Si la palabra religión deriva del latín “religare”, entonces, cabe la pregunta sobre religar qué con qué, quienes con quienes. El carácter laico de la educación pública apuesta a religar al educando consigo mismo, con su cuerpo, con su comunidad, con su sociedad, con la naturaleza. Religar, además, a la sociedad con sus horizontes utópicos, con el cuidado que le cabe con el medio ambiente, con la responsabilidad de todos con todos en un clima de equidad y justicia social, con la calidad de vida como búsqueda estratégica del desarrollo económico y social, etc. Religar lo fragmentado, lo fracturado de lo humano; religar los impulsos por compartir solidariamente el privilegio de ser seres humanos en esta compleja y rica dinámica de la Naturaleza. Todo ello, y mucho más, hacen de la laicidad una noble etapa cultural de la humanidad y de gran parentesco con la religiosidad fundada en doctrinas y dogmas. La laicidad no incluye, ni tendría por qué incluir, la tarea de religarse con realidades fruto de la fe religiosa ni fundamentar la necesidad de religarse con contenidos propios de algún credo religioso. El credo religioso, por su parte, no tendría por qué sentirse amenazado por la distancia que lo laico toma hacia lo religioso. El carácter laico de la educación pone en la agenda formativa el desarrollo de la espiritualidad y la trascendencia de las personas.
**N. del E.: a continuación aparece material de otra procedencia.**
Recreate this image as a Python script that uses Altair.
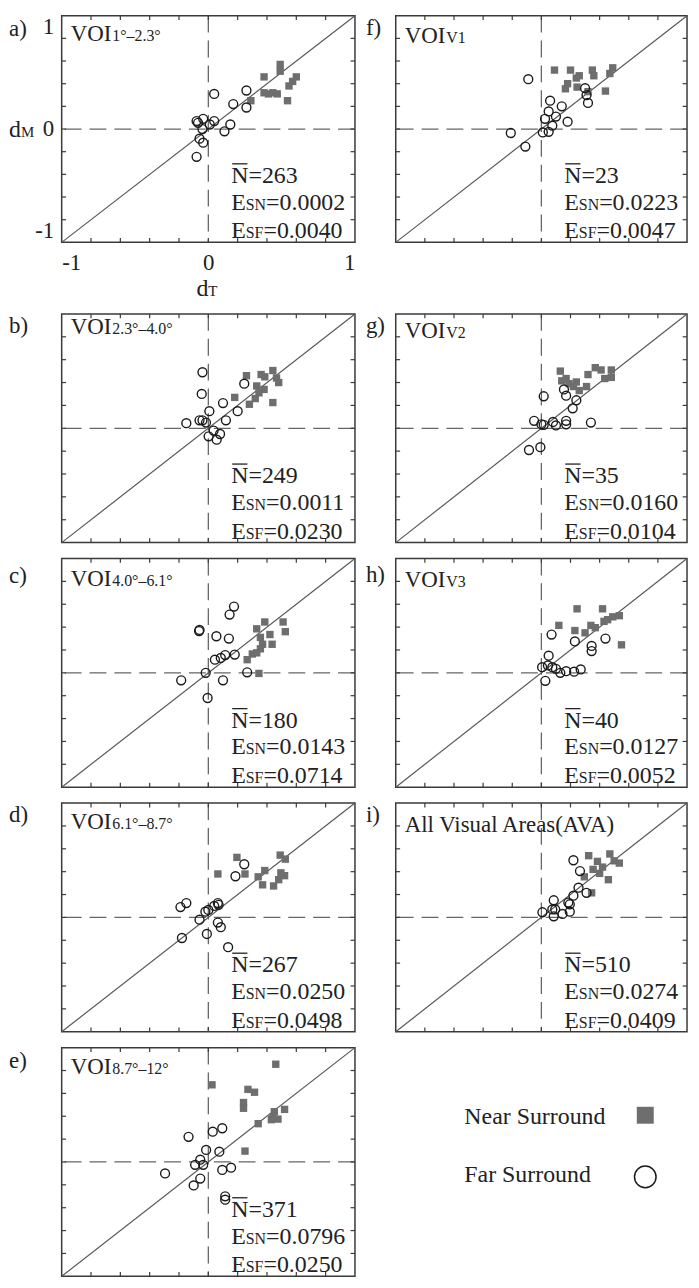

El significado que ambos conceptos tienen supondría todo un artículo por la complejidad que éstos revisten. En este terreno queda mucho por trabajar y el aporte de distintos credos religiosos es de alta relevancia.
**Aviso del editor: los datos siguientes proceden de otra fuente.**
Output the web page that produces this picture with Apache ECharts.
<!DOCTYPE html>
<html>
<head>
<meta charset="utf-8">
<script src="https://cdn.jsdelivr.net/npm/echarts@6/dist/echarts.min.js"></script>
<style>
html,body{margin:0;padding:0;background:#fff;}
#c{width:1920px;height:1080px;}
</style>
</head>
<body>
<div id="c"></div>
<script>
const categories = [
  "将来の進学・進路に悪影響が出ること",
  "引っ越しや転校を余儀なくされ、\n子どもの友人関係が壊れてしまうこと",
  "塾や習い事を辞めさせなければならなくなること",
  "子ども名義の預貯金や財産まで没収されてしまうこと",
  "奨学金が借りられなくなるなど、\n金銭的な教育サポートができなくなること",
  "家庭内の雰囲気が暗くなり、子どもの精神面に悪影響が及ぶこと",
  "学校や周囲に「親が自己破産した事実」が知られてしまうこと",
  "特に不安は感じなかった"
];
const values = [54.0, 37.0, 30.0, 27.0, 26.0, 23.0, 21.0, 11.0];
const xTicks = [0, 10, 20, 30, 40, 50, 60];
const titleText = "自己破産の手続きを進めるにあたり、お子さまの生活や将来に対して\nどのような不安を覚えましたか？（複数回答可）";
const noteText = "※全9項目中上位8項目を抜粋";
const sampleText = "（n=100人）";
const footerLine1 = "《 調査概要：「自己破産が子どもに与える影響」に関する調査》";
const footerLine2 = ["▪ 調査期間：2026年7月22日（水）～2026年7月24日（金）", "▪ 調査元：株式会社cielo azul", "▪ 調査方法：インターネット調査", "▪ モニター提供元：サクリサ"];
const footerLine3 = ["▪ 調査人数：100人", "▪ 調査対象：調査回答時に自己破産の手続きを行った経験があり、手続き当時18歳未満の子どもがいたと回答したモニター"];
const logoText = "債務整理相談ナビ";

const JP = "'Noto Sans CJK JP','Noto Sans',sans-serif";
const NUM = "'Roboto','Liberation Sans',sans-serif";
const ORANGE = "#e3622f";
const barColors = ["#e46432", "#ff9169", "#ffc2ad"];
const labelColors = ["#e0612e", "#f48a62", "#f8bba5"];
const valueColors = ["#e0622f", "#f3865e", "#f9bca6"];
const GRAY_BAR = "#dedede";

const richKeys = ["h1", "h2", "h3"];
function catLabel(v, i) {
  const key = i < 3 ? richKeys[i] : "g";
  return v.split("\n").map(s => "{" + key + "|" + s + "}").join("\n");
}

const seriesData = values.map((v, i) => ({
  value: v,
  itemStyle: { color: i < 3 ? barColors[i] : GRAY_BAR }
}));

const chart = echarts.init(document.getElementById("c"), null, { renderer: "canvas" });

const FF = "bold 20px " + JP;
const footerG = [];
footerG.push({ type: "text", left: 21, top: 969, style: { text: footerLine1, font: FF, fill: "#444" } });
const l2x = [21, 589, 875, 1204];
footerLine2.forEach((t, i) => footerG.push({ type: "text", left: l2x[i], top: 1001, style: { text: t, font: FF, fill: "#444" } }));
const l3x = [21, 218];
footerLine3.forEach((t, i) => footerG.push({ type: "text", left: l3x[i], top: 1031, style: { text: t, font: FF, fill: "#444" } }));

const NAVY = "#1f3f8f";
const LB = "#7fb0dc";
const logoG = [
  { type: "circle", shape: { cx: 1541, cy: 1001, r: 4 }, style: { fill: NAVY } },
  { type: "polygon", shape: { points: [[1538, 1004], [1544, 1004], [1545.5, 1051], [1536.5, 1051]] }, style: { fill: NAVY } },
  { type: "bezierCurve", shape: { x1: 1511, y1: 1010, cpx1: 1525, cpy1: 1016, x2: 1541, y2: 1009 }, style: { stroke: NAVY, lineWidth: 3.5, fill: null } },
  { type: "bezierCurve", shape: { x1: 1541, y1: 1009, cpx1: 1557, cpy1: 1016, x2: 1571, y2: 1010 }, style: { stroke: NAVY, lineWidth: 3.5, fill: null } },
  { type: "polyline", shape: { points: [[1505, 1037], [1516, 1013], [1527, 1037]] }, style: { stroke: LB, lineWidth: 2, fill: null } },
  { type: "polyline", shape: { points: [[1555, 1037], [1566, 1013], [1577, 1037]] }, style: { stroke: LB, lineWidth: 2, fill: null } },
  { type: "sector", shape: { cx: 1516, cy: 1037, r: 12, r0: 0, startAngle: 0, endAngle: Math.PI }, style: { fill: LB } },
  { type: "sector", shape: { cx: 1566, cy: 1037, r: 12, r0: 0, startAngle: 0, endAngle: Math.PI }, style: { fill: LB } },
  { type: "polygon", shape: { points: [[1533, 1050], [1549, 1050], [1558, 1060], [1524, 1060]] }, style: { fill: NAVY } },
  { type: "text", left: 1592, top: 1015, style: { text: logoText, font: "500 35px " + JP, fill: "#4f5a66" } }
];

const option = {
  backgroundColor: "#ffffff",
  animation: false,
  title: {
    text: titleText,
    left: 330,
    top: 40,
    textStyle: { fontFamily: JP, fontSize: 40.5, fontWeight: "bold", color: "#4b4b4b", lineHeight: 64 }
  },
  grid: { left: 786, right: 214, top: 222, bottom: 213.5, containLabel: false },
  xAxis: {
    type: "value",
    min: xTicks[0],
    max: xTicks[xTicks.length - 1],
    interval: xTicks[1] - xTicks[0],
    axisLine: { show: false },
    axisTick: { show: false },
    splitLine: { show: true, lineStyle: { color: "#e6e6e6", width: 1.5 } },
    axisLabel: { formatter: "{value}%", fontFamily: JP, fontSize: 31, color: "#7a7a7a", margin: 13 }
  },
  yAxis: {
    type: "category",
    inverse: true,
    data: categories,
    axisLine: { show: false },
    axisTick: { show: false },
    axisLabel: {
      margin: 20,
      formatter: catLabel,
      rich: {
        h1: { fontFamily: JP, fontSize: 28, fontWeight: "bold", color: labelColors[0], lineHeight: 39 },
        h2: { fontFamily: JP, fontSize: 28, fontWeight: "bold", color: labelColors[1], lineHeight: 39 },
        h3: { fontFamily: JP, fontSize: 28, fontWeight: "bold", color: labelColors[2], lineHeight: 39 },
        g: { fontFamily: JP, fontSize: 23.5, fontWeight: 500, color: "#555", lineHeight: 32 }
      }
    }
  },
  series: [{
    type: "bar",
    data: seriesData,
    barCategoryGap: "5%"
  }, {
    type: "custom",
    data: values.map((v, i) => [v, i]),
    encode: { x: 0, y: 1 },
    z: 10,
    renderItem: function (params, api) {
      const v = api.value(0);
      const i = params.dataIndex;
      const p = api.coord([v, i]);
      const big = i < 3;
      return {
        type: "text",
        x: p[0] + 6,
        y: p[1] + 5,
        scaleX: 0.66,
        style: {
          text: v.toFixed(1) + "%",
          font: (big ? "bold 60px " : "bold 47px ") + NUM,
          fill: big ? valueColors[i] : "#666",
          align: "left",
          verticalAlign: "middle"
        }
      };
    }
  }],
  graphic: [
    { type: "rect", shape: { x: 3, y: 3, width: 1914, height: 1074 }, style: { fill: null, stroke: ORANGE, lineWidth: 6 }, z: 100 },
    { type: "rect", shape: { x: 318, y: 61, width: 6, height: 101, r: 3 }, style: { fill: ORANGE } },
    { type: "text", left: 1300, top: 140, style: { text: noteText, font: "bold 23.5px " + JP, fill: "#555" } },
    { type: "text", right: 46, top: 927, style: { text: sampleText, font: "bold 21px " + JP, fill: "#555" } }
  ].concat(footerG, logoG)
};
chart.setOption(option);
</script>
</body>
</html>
Cierro estas reflexiones dispersas con la clara percepción de que diálogos como éste deben ingresar a la agenda nacional con fuerza y convicción. El construir en conjunto una comprensión sobre la calidad de la educación que queremos para nuestras nuevas generaciones supone abrirse a las miradas de diálogo que se incuban en este Congreso y articularnos muy estrechamente en esta noble tarea que es educar. Gracias por permitirme participar en él.
[1] Para los efectos de estas reflexiones al hablar de educación nos estaremos refiriendo sólo a la educación formal.
[2] Lo que continua se inspira en reflexiones del autor vertidas en otros documentos.